• **SOURCE DATA**
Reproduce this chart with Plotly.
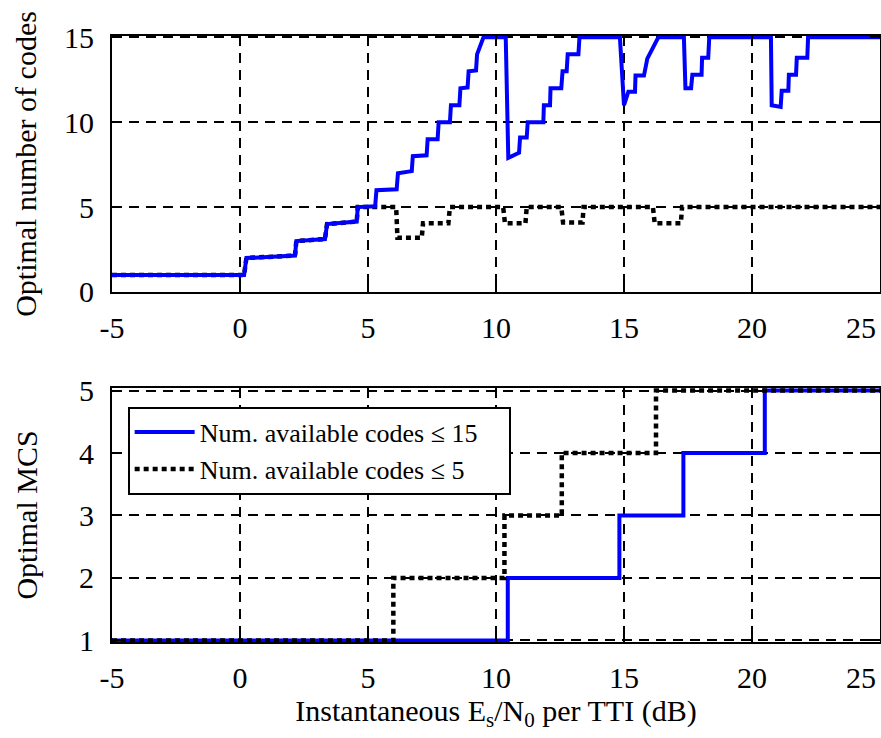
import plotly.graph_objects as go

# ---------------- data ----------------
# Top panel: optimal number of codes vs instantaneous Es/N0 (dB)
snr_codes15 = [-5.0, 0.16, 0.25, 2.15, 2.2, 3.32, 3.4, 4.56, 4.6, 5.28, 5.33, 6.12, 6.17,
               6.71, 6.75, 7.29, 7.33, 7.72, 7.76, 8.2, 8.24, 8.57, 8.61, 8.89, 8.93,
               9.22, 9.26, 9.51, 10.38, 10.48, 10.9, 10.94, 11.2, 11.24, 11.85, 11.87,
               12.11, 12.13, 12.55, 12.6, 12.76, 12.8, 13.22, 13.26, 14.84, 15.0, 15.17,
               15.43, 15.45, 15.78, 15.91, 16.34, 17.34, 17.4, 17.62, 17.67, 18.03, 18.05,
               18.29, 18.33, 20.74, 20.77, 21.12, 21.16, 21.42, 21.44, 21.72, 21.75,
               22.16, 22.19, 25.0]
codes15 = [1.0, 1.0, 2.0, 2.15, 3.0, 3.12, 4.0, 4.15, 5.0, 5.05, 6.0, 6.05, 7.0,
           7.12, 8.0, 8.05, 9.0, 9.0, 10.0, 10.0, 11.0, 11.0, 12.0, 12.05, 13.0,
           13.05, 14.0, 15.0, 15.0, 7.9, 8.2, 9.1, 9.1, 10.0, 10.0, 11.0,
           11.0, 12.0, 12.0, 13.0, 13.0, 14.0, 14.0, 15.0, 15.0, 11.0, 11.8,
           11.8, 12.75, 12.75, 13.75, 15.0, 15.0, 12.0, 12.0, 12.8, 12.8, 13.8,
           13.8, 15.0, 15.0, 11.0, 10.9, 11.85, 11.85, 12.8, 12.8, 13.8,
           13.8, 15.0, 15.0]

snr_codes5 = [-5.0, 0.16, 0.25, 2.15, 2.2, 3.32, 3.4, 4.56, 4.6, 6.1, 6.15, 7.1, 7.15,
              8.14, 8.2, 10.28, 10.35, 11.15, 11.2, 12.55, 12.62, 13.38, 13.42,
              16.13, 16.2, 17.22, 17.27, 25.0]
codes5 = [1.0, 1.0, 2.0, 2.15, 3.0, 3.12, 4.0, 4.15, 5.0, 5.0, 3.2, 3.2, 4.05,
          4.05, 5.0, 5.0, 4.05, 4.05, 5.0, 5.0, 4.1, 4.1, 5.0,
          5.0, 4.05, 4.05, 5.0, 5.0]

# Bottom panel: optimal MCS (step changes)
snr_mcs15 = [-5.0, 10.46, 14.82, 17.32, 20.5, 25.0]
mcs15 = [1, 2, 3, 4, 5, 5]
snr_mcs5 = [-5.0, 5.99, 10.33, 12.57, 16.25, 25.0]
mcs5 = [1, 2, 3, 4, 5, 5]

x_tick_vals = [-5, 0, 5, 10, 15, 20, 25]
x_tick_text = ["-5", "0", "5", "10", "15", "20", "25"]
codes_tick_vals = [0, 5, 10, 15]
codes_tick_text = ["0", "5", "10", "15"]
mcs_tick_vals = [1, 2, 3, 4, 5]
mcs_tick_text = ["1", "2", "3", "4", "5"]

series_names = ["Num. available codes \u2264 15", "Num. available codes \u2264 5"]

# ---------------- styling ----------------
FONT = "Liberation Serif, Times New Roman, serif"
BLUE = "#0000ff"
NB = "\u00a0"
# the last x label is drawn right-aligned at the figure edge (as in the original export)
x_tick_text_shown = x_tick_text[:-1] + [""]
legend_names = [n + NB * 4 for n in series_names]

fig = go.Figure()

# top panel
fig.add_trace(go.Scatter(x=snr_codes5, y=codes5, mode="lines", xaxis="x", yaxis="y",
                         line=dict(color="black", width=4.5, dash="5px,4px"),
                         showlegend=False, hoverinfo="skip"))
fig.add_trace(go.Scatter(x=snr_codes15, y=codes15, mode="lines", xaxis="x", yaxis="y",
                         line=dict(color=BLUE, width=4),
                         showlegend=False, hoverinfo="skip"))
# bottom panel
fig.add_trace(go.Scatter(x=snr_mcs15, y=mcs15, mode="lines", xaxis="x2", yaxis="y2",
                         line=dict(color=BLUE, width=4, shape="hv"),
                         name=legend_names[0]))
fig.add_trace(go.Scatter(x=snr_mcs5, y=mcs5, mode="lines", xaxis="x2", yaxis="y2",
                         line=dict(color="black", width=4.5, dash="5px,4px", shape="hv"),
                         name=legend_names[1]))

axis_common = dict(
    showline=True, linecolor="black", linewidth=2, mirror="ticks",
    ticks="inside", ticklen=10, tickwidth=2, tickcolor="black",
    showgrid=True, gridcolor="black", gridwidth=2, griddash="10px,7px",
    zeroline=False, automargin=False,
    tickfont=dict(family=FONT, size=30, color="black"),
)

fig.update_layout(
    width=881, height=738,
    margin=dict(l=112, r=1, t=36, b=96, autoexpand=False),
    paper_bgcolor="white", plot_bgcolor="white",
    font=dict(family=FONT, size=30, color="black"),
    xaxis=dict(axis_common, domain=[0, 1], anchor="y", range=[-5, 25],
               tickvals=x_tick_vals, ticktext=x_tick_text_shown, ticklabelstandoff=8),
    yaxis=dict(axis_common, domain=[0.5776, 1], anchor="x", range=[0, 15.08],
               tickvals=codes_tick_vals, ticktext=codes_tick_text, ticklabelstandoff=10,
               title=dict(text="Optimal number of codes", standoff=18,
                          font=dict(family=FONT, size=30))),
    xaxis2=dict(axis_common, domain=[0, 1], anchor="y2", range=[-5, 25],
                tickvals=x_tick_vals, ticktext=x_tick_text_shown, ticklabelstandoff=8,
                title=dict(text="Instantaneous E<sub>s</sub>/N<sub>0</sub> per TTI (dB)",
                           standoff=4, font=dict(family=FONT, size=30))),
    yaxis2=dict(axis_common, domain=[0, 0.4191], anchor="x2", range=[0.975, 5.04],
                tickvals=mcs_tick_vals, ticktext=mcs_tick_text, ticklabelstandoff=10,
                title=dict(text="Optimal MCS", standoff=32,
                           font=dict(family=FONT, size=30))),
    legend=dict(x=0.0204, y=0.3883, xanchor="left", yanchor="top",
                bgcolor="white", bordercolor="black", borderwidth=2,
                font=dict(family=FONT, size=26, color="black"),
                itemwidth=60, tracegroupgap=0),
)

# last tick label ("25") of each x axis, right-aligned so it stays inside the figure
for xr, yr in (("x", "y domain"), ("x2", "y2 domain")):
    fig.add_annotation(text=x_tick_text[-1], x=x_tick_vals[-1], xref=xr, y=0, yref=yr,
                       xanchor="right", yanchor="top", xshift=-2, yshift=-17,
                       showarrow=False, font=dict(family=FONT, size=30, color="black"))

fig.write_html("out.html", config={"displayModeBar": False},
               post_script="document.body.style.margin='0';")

• **STATED PROBLEM**
Write out every line above exactly as it is, leaving out the pictures.

• **TASK RESPONSE**
Reproduce this chart with Plotly.
import plotly.graph_objects as go

# ---------------- data ----------------
# Top panel: optimal number of codes vs instantaneous Es/N0 (dB)
snr_codes15 = [-5.0, 0.16, 0.25, 2.15, 2.2, 3.32, 3.4, 4.56, 4.6, 5.28, 5.33, 6.12, 6.17,
               6.71, 6.75, 7.29, 7.33, 7.72, 7.76, 8.2, 8.24, 8.57, 8.61, 8.89, 8.93,
               9.22, 9.26, 9.51, 10.38, 10.48, 10.9, 10.94, 11.2, 11.24, 11.85, 11.87,
               12.11, 12.13, 12.55, 12.6, 12.76, 12.8, 13.22, 13.26, 14.84, 15.0, 15.17,
               15.43, 15.45, 15.78, 15.91, 16.34, 17.34, 17.4, 17.62, 17.67, 18.03, 18.05,
               18.29, 18.33, 20.74, 20.77, 21.12, 21.16, 21.42, 21.44, 21.72, 21.75,
               22.16, 22.19, 25.0]
codes15 = [1.0, 1.0, 2.0, 2.15, 3.0, 3.12, 4.0, 4.15, 5.0, 5.05, 6.0, 6.05, 7.0,
           7.12, 8.0, 8.05, 9.0, 9.0, 10.0, 10.0, 11.0, 11.0, 12.0, 12.05, 13.0,
           13.05, 14.0, 15.0, 15.0, 7.9, 8.2, 9.1, 9.1, 10.0, 10.0, 11.0,
           11.0, 12.0, 12.0, 13.0, 13.0, 14.0, 14.0, 15.0, 15.0, 11.0, 11.8,
           11.8, 12.75, 12.75, 13.75, 15.0, 15.0, 12.0, 12.0, 12.8, 12.8, 13.8,
           13.8, 15.0, 15.0, 11.0, 10.9, 11.85, 11.85, 12.8, 12.8, 13.8,
           13.8, 15.0, 15.0]

snr_codes5 = [-5.0, 0.16, 0.25, 2.15, 2.2, 3.32, 3.4, 4.56, 4.6, 6.1, 6.15, 7.1, 7.15,
              8.14, 8.2, 10.28, 10.35, 11.15, 11.2, 12.55, 12.62, 13.38, 13.42,
              16.13, 16.2, 17.22, 17.27, 25.0]
codes5 = [1.0, 1.0, 2.0, 2.15, 3.0, 3.12, 4.0, 4.15, 5.0, 5.0, 3.2, 3.2, 4.05,
          4.05, 5.0, 5.0, 4.05, 4.05, 5.0, 5.0, 4.1, 4.1, 5.0,
          5.0, 4.05, 4.05, 5.0, 5.0]

# Bottom panel: optimal MCS (step changes)
snr_mcs15 = [-5.0, 10.46, 14.82, 17.32, 20.5, 25.0]
mcs15 = [1, 2, 3, 4, 5, 5]
snr_mcs5 = [-5.0, 5.99, 10.33, 12.57, 16.25, 25.0]
mcs5 = [1, 2, 3, 4, 5, 5]

x_tick_vals = [-5, 0, 5, 10, 15, 20, 25]
x_tick_text = ["-5", "0", "5", "10", "15", "20", "25"]
codes_tick_vals = [0, 5, 10, 15]
codes_tick_text = ["0", "5", "10", "15"]
mcs_tick_vals = [1, 2, 3, 4, 5]
mcs_tick_text = ["1", "2", "3", "4", "5"]

series_names = ["Num. available codes \u2264 15", "Num. available codes \u2264 5"]

# ---------------- styling ----------------
FONT = "Liberation Serif, Times New Roman, serif"
BLUE = "#0000ff"
NB = "\u00a0"
# the last x label is drawn right-aligned at the figure edge (as in the original export)
x_tick_text_shown = x_tick_text[:-1] + [""]
legend_names = [n + NB * 4 for n in series_names]

fig = go.Figure()

# top panel
fig.add_trace(go.Scatter(x=snr_codes5, y=codes5, mode="lines", xaxis="x", yaxis="y",
                         line=dict(color="black", width=4.5, dash="5px,4px"),
                         showlegend=False, hoverinfo="skip"))
fig.add_trace(go.Scatter(x=snr_codes15, y=codes15, mode="lines", xaxis="x", yaxis="y",
                         line=dict(color=BLUE, width=4),
                         showlegend=False, hoverinfo="skip"))
# bottom panel
fig.add_trace(go.Scatter(x=snr_mcs15, y=mcs15, mode="lines", xaxis="x2", yaxis="y2",
                         line=dict(color=BLUE, width=4, shape="hv"),
                         name=legend_names[0]))
fig.add_trace(go.Scatter(x=snr_mcs5, y=mcs5, mode="lines", xaxis="x2", yaxis="y2",
                         line=dict(color="black", width=4.5, dash="5px,4px", shape="hv"),
                         name=legend_names[1]))

axis_common = dict(
    showline=True, linecolor="black", linewidth=2, mirror="ticks",
    ticks="inside", ticklen=10, tickwidth=2, tickcolor="black",
    showgrid=True, gridcolor="black", gridwidth=2, griddash="10px,7px",
    zeroline=False, automargin=False,
    tickfont=dict(family=FONT, size=30, color="black"),
)

fig.update_layout(
    width=881, height=738,
    margin=dict(l=112, r=1, t=36, b=96, autoexpand=False),
    paper_bgcolor="white", plot_bgcolor="white",
    font=dict(family=FONT, size=30, color="black"),
    xaxis=dict(axis_common, domain=[0, 1], anchor="y", range=[-5, 25],
               tickvals=x_tick_vals, ticktext=x_tick_text_shown, ticklabelstandoff=8),
    yaxis=dict(axis_common, domain=[0.5776, 1], anchor="x", range=[0, 15.08],
               tickvals=codes_tick_vals, ticktext=codes_tick_text, ticklabelstandoff=10,
               title=dict(text="Optimal number of codes", standoff=18,
                          font=dict(family=FONT, size=30))),
    xaxis2=dict(axis_common, domain=[0, 1], anchor="y2", range=[-5, 25],
                tickvals=x_tick_vals, ticktext=x_tick_text_shown, ticklabelstandoff=8,
                title=dict(text="Instantaneous E<sub>s</sub>/N<sub>0</sub> per TTI (dB)",
                           standoff=4, font=dict(family=FONT, size=30))),
    yaxis2=dict(axis_common, domain=[0, 0.4191], anchor="x2", range=[0.975, 5.04],
                tickvals=mcs_tick_vals, ticktext=mcs_tick_text, ticklabelstandoff=10,
                title=dict(text="Optimal MCS", standoff=32,
                           font=dict(family=FONT, size=30))),
    legend=dict(x=0.0204, y=0.3883, xanchor="left", yanchor="top",
                bgcolor="white", bordercolor="black", borderwidth=2,
                font=dict(family=FONT, size=26, color="black"),
                itemwidth=60, tracegroupgap=0),
)

# last tick label ("25") of each x axis, right-aligned so it stays inside the figure
for xr, yr in (("x", "y domain"), ("x2", "y2 domain")):
    fig.add_annotation(text=x_tick_text[-1], x=x_tick_vals[-1], xref=xr, y=0, yref=yr,
                       xanchor="right", yanchor="top", xshift=-2, yshift=-17,
                       showarrow=False, font=dict(family=FONT, size=30, color="black"))

fig.write_html("out.html", config={"displayModeBar": False},
               post_script="document.body.style.margin='0';")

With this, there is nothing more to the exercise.